Milan Baros im Zweikampf mit Thorsten Frings  (Foto: CTK)
Es ist einer jener Momente, der jedem Fußballfan einen kalten Schauer über den Rücken laufen lässt. Tausende stimmgewaltige tschechische Kehlen singen wenige Sekunden vor dem Anpfiff die Hymne ihres Landes und hatten für diesen Moment tief in die Geldbörse gegriffen. Umgerechnet zwischen 35 und 54 Euro kosteten Tickets hinter den Toren, auf den Geraden sogar bis zu 72 Euro - zur Erinnerung: Karten für Gruppenspiele bei der Weltmeisterschaft in Deutschland waren billiger.

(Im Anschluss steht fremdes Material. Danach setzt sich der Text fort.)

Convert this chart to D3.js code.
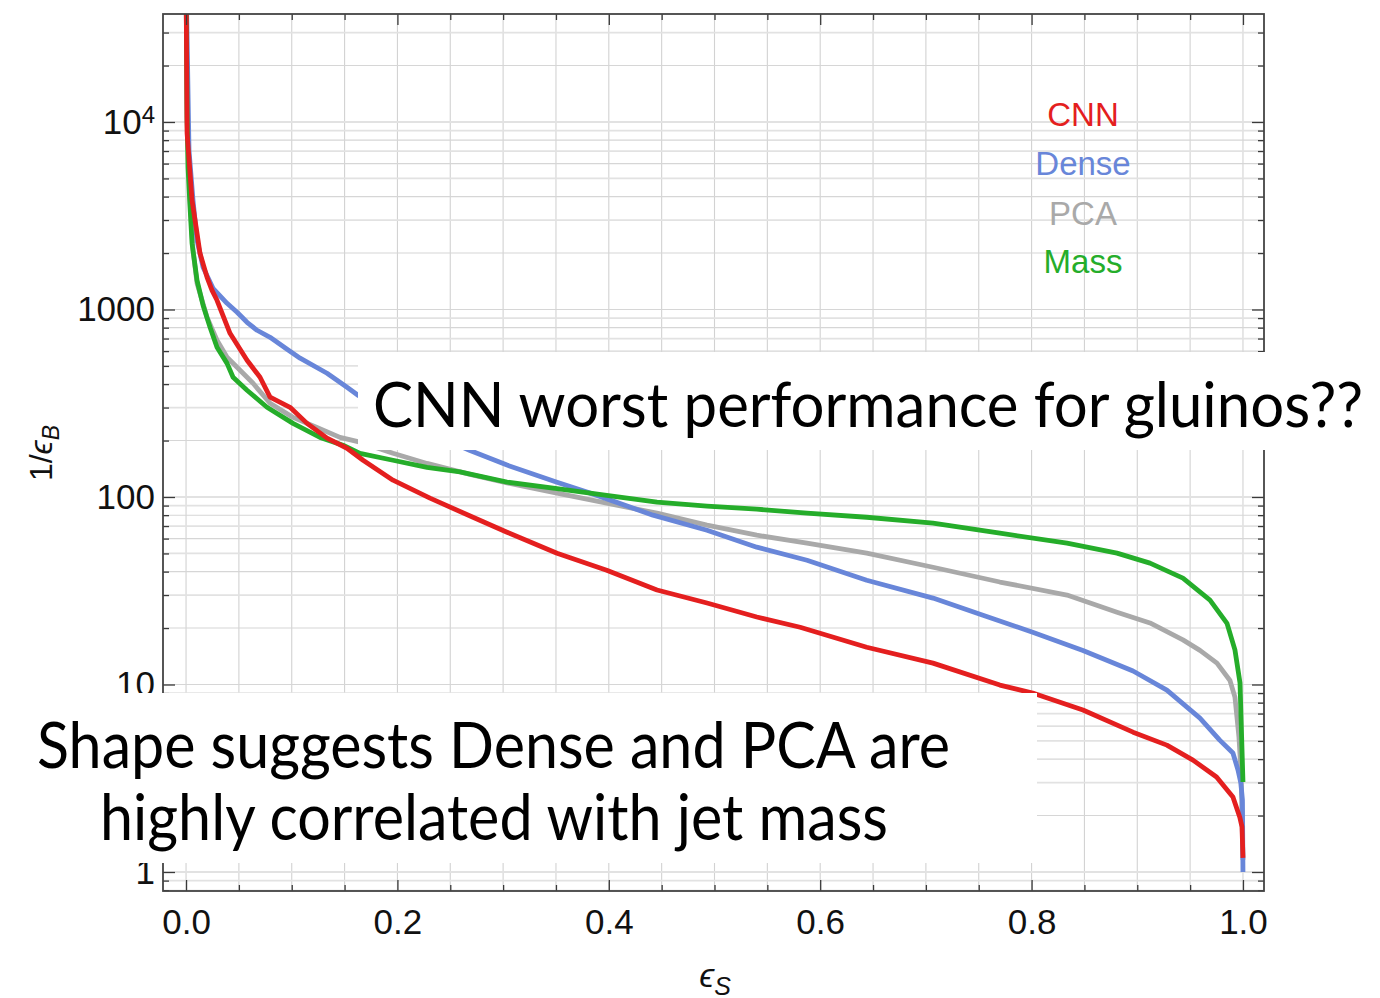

"Wenn ich anfangen würde, über Ticketpreise nachzudenken, könnte ich auch gleich zu Hause bleiben",

offenbarte Peter Tomek Minuten vor Spielbeginn eine alte Fußballerweisheit. Eingehüllt in die tschechische Fahne und mit blau-weiß-roter Kriegsbemalung auf den Backen steht er hinter dem Tor, auf das in der ersten Halbzeit die deutsche Mannschaft spielen sollte. Die anfängliche Euphorie ist allerdings schnell dahin, als Deutschland das Spiel an sich reißt und Kevin Kuranyi schließlich vor den Augen der tschechischen Fans zum 1:0 einnickt. Nachdem wenige Minuten später ein Fernschuss von Lukas Podolski an die Latte klatschte, ist das Raunen im tschechischen Fanblock unüberhörbar. Doch es kommt noch bitterer. Nach dem zweiten deutschen Tor steht die tschechische Kurve unter kollektiven Schock und bringt keinen Ton mehr heraus, zu hören waren nur noch 3000 deutsche Schlachtenbummler im Fanblock gegenüber.

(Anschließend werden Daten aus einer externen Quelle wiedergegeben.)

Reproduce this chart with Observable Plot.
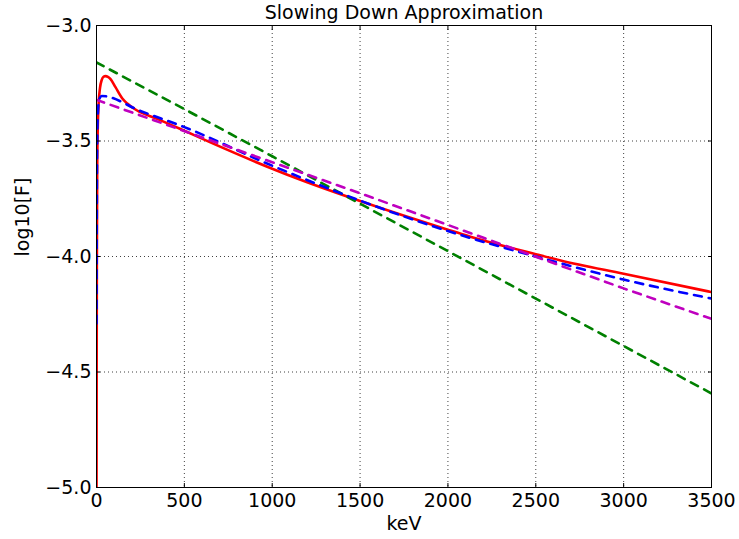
<!DOCTYPE html>
<html>
<head>
<meta charset="utf-8">
<script src="https://cdn.jsdelivr.net/npm/d3@7"></script>
<script src="https://cdn.jsdelivr.net/npm/@observablehq/plot@0.6"></script>
<style>
  html, body { margin: 0; padding: 0; background: #fff; }
  svg { display: block; }
</style>
</head>
<body>
<div id="chart"></div>
<script>
const title = "Slowing Down Approximation";
const xLabel = "keV";
const yLabel = "log10[F]";
const xTicks = [0, 500, 1000, 1500, 2000, 2500, 3000, 3500];
const yTicks = [-5.0, -4.5, -4.0, -3.5, -3.0];

// Red (solid) curve
const redE = [0.2, 1, 2, 4, 7, 12, 20, 30, 40, 51, 65, 80, 108, 146, 175, 231, 345, 478, 645, 1000, 1161, 1500, 2000, 2128, 2500, 2641, 3000, 3500];
const redF = [-5.0, -4.5, -4.05, -3.62, -3.45, -3.34, -3.27, -3.235, -3.222, -3.219, -3.222, -3.232, -3.267, -3.315, -3.338, -3.368, -3.404, -3.448, -3.505, -3.62, -3.668, -3.76, -3.884, -3.914, -3.99, -4.017, -4.075, -4.154];

// Blue (dashed) curve
const blueE = [0.3, 1, 2, 4, 8, 15, 30, 250, 500, 1000, 1500, 2000, 2500, 3000, 3500];
const blueF = [-4.29, -3.95, -3.7, -3.5, -3.38, -3.32, -3.305, -3.37, -3.44, -3.607, -3.758, -3.89, -4.0, -4.1, -4.182];

// Green (dashed) line
const greenE = [0, 500, 1000, 3500];
const greenF = [-3.16, -3.362, -3.566, -4.593];

// Magenta (dashed) line
const magentaE = [0, 1000, 1500, 2500, 3000, 3500];
const magentaF = [-3.322, -3.592, -3.726, -4.001, -4.138, -4.27];

const toRows = (E, F) => E.map((e, i) => ({E: e, F: F[i]}));
const red = toRows(redE, redF);
const blue = toRows(blueE, blueF);
const green = toRows(greenE, greenF);
const magenta = toRows(magentaE, magentaF);

const font = "'DejaVu Sans', sans-serif";
const dash = "8,7";
const fs = 19;

const chart = Plot.plot({
  width: 739,
  height: 539,
  marginLeft: 96,
  marginRight: 28,
  marginTop: 25,
  marginBottom: 52,
  style: {fontFamily: font, fontSize: fs + "px", color: "#000", background: "#fff"},
  x: {domain: [0, 3500]},
  y: {domain: [-5, -3]},
  marks: [
    Plot.gridX(xTicks, {stroke: "#000", strokeOpacity: 0.75, strokeDasharray: "1,3", strokeWidth: 1}),
    Plot.gridY(yTicks, {stroke: "#000", strokeOpacity: 0.75, strokeDasharray: "1,3", strokeWidth: 1}),
    Plot.line(red, {x: "E", y: "F", stroke: "#ff0000", strokeWidth: 2.6, curve: "monotone-x", clip: true}),
    Plot.line(green, {x: "E", y: "F", stroke: "#008000", strokeWidth: 2.6, strokeDasharray: dash, clip: true}),
    Plot.line(blue, {x: "E", y: "F", stroke: "#0000ff", strokeWidth: 2.6, strokeDasharray: dash, curve: "monotone-x", clip: true}),
    Plot.line(magenta, {x: "E", y: "F", stroke: "#bf00bf", strokeWidth: 2.6, strokeDasharray: dash, clip: true}),
    Plot.frame({stroke: "#000", strokeWidth: 1}),
    // inward ticks on all sides
    Plot.axisX(xTicks, {anchor: "bottom", tickSize: -4, tickFormat: () => "", label: null}),
    Plot.axisX(xTicks, {anchor: "top", tickSize: -4, tickFormat: () => "", label: null}),
    Plot.axisY(yTicks, {anchor: "left", tickSize: -4, tickFormat: () => "", label: null}),
    Plot.axisY(yTicks, {anchor: "right", tickSize: -4, tickFormat: () => "", label: null}),
    // tick labels
    Plot.axisX(xTicks, {anchor: "bottom", tickSize: 0, tickPadding: 6, tickFormat: d3.format("d"), fontSize: fs, label: null}),
    Plot.axisY(yTicks, {anchor: "left", tickSize: 0, tickPadding: 5, tickFormat: d3.format(".1f"), fontSize: fs, label: null}),
    // titles
    Plot.text([title], {frameAnchor: "top", dy: -13, lineAnchor: "middle", fontSize: fs, text: d => d}),
    Plot.text([xLabel], {frameAnchor: "bottom", dy: 36, lineAnchor: "middle", fontSize: fs, text: d => d}),
    Plot.text([yLabel], {frameAnchor: "left", dx: -74, rotate: -90, lineAnchor: "middle", fontSize: fs, text: d => d})
  ]
});
document.getElementById("chart").appendChild(chart);
</script>
</body>
</html>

Das 2:0 durch Kevin Kuranyi  (Foto: CTK)
Doch spätestens als das - seien wir mal ehrlich - Zufallsprodukt von Jan Polak und Milan Baros im deutschen Netz zappelt und damit in der Schlussviertelstunde das enge Prager Stadion zum Beben bringt, hat sich jeder Heller des Eintrittsgeldes gelohnt.

Nachspielzeit, noch einmal ein Schussversuch von Koller, noch einmal Ecke - und Schluss. Die deutsche Kurve jubelt, die tschechischen Fans stehen zwar etwas traurig da, gehen aber mit erhobenem Haupt nach Hause. Deutschland war klar besser, doch mit einer ähnlichen Leistung sollten Rosicky & Co. die Konkurrenten um Platz zwei in Schach halten, fachsimpeln Insider auf dem Heimweg.

"Wir haben noch alle Möglichkeiten in der Hand, das war noch nicht die Endstation." "Wer fährt zur EM?" "Beide, Tschechen und Deutsche."